Too often these stories have been used to say, “We have to repent in order to be saved” – as if repentance is something that we can do on our own, as if God’s saving is dependent on what we do. Yet, thinking we can do it on our own gets us lost. Thinking it all depends on us gets us lost. Besides, sheep and coins can’t do anything to repent. They need to be found by a searching shepherd, a devoted woman. We who are the sheep of God’s pasture need God to search us out each new day, to turn us back to the path of life – time and time again.

This is what God does for us. In Christ Jesus, God has entered our world and is present with us on the paths we travel each day. God is there to find us, to turn us, to lead us. Each week, we are led back here to receive God’s word and the meal of God’s forgiveness – we are nourished and healed for the journey.

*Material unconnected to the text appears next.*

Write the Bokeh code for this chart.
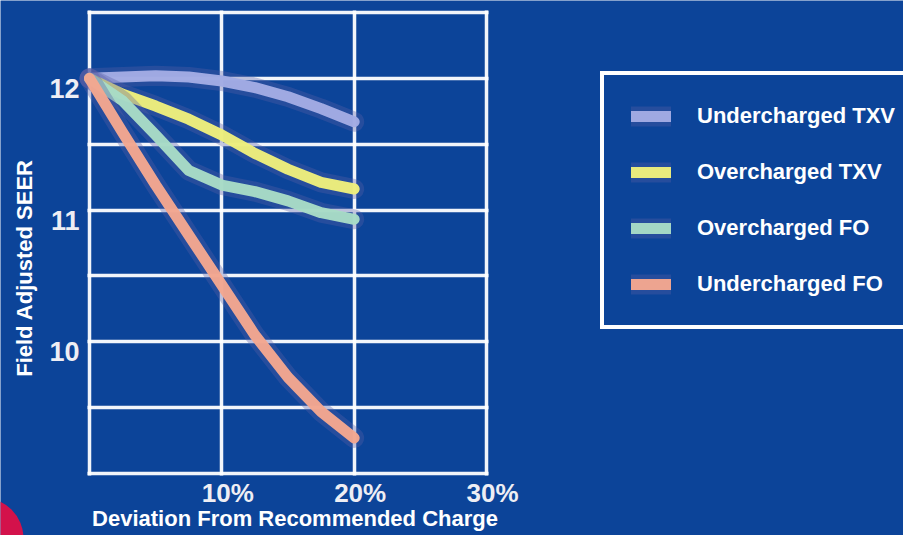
import math
from bokeh.plotting import figure
from bokeh.models import Range1d, FixedTicker, Legend, LegendItem, ColumnDataSource
from bokeh.core.properties import value
from bokeh.embed import file_html
from bokeh.resources import INLINE

# ---- data ----
deviation_pct = [0, 2.5, 5, 7.5, 10, 12.5, 15, 17.5, 20]
undercharged_txv = [12.0, 12.01, 12.02, 12.01, 11.98, 11.93, 11.86, 11.77, 11.67]
overcharged_txv = [12.0, 11.88, 11.79, 11.69, 11.57, 11.43, 11.31, 11.21, 11.16]
overcharged_fo = [12.0, 11.83, 11.57, 11.30, 11.19, 11.14, 11.07, 10.98, 10.93]
undercharged_fo = [12.0, 11.59, 11.19, 10.81, 10.43, 10.05, 9.73, 9.47, 9.27]

series_names = ["Undercharged TXV", "Overcharged TXV", "Overcharged FO", "Undercharged FO"]
series_values = [undercharged_txv, overcharged_txv, overcharged_fo, undercharged_fo]
series_colors = ["#a3ace4", "#eef07c", "#a8dcc6", "#f4a790"]

x_min, x_max = 0, 30          # plotted box, % deviation
y_min, y_max = 9.0, 12.5      # plotted box, SEER
x_tick_values = [10, 20, 30]
x_tick_labels = ["10%", "20%", "30%"]
x_grid_values = [0, 10, 20, 30]
y_tick_values = [12, 11, 10]
y_tick_labels = ["12", "11", "10"]
y_grid_values = [9.0, 9.5, 10.0, 10.5, 11.0, 11.5, 12.0, 12.5]

# ---- layout (pixels of the 903x535 canvas) ----
W, H = 903, 535
BOX_L, BOX_R, BOX_T, BOX_B = 89, 486, 12, 473
sx = (BOX_R - BOX_L) / (x_max - x_min)
sy = (BOX_B - BOX_T) / (y_max - y_min)
x_range = Range1d(x_min - BOX_L / sx, x_max + (W - BOX_R) / sx)
y_range = Range1d(y_min - (H - BOX_B) / sy, y_max + BOX_T / sy)

BG = "#0c4499"
FONT = value("Liberation Sans")

p = figure(width=W, height=H, output_backend="svg", toolbar_location=None,
           x_range=x_range, y_range=y_range,
           min_border=0, min_border_left=0, min_border_right=0,
           min_border_top=0, min_border_bottom=0)
p.background_fill_color = BG
p.border_fill_color = BG
p.outline_line_color = None
p.xaxis.visible = False
p.yaxis.visible = False

# grid = plot box + inner lines
GW = 3.5
p.xgrid.ticker = FixedTicker(ticks=x_grid_values)
p.xgrid.bounds = (x_min, x_max)
p.xgrid.cross_bounds = (y_min - (GW / 2) / sy, y_max + (GW / 2) / sy)
p.ygrid.ticker = FixedTicker(ticks=y_grid_values)
p.ygrid.bounds = (y_min, y_max)
p.ygrid.cross_bounds = (x_min - (GW / 2) / sx, x_max + (GW / 2) / sx)
for g in (p.xgrid[0], p.ygrid[0]):
    g.grid_line_color = "white"
    g.grid_line_width = GW
    g.grid_line_alpha = 0.95

# decorative red disc at the bottom-left corner
p.scatter(x=[x_min - (BOX_L + 18) / sx], y=[y_min - (538 - BOX_B) / sy], size=82,
          marker="circle", fill_color="#d3124b", line_color=None)

# curves
items = []
for name, vals, col in zip(series_names, series_values, series_colors):
    halo = p.line(deviation_pct, vals, line_color="#5a5fa6", line_width=20, line_alpha=0.35,
                  line_cap="round", line_join="round")
    main = p.line(deviation_pct, vals, line_color=col, line_width=11, line_alpha=0.97,
                  line_cap="round", line_join="round")
    items.append(LegendItem(label=name, renderers=[halo, main]))

# tick labels
xs = ColumnDataSource(dict(x=x_tick_values, y=[y_min] * len(x_tick_values), t=x_tick_labels))
p.text(x="x", y="y", text="t", source=xs, x_offset=6, y_offset=19,
       text_align="center", text_baseline="middle", text_color="#eeeef4",
       text_font=FONT, text_font_style="bold", text_font_size="26px")
ys = ColumnDataSource(dict(x=[x_min] * len(y_tick_values), y=y_tick_values, t=y_tick_labels))
p.text(x="x", y="y", text="t", source=ys, x_offset=-10, y_offset=10,
       text_align="right", text_baseline="middle", text_color="#eeeef4",
       text_font=FONT, text_font_style="bold", text_font_size="27px")

# axis titles
p.text(x=[(x_min + x_max) / 2], y=[y_min], text=["Deviation From Recommended Charge"],
       x_offset=7, y_offset=45, text_align="center", text_baseline="middle",
       text_color="white", text_font=FONT, text_font_style="bold", text_font_size="22px")
p.text(x=[x_min], y=[(y_min + y_max) / 2], text=["Field Adjusted SEER"], angle=math.pi / 2,
       x_offset=-65, y_offset=25, text_align="center", text_baseline="middle",
       text_color="white", text_font=FONT, text_font_style="bold", text_font_size="22px")

legend = Legend(items=items, location=(600, H - 329), margin=0, padding=27,
                spacing=28, glyph_width=40, glyph_height=28, label_height=28,
                label_standoff=26, border_line_color="white", border_line_width=4,
                border_line_alpha=1, background_fill_alpha=0, label_text_color="white",
                label_text_font="Liberation Sans", label_text_font_style="bold",
                label_text_font_size="22px")
p.add_layout(legend, "center")

open("out.html", "w").write(file_html(p, INLINE))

There are hard roads ahead in this world that is plagued with religious violence, racial tensions, a refugee crisis, climate change. Sometimes we’re tempted to get off the road and go hide. But that, too, would leave us lost.

Instead …

Let’s follow our shepherd who leads us on paths of love, forgiveness and service to others.

Let’s follow the woman holding out a lamp, shedding light, searching for a treasured object.

Let’s go shed light and convey the good news that all are treasured and beloved.

And, let’s take a moment for silent prayer.